_EXCERPTED DATA_
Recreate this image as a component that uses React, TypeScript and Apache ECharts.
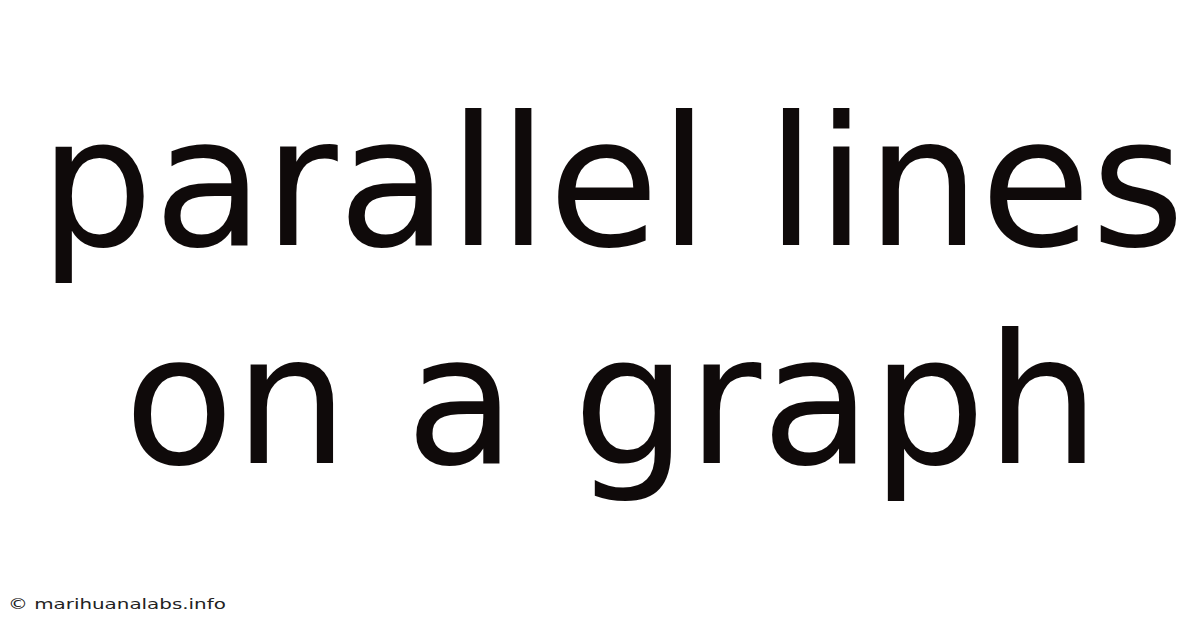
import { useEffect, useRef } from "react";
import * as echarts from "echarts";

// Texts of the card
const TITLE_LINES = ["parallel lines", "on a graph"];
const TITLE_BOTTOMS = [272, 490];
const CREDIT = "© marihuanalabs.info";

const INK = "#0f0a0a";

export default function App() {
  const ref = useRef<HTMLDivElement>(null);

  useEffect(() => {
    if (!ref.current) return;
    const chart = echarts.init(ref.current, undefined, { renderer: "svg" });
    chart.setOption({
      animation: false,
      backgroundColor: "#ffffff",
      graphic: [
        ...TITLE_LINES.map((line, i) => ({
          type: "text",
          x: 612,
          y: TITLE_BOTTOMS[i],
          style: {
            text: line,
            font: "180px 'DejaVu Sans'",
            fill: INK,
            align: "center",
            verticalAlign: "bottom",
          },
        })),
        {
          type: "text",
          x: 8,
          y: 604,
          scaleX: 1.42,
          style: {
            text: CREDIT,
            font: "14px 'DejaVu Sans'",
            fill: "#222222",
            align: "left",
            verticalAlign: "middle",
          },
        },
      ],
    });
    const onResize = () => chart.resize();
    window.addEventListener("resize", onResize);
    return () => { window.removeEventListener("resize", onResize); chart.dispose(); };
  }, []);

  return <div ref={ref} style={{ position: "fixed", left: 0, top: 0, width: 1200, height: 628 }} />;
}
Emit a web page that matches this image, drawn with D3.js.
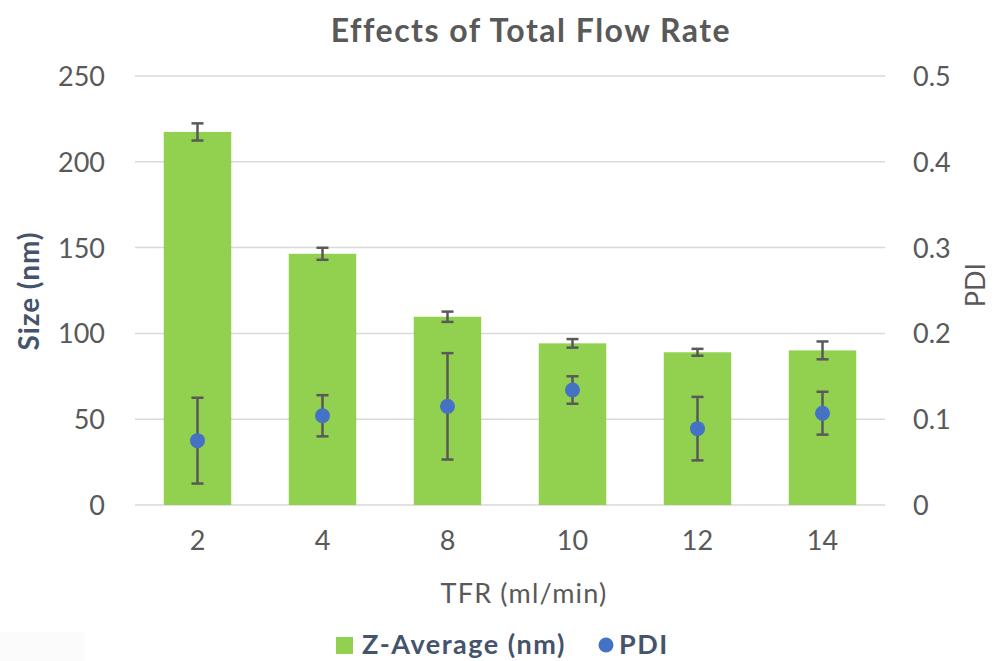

_TASK STATEMENT_
Extract all lines from the data in which "that" is found.

_WRITTEN SOLUTION_
Recreate this image as a component that uses React, TypeScript and Apache ECharts.
Emit a web page that matches this image, drawn with D3.js.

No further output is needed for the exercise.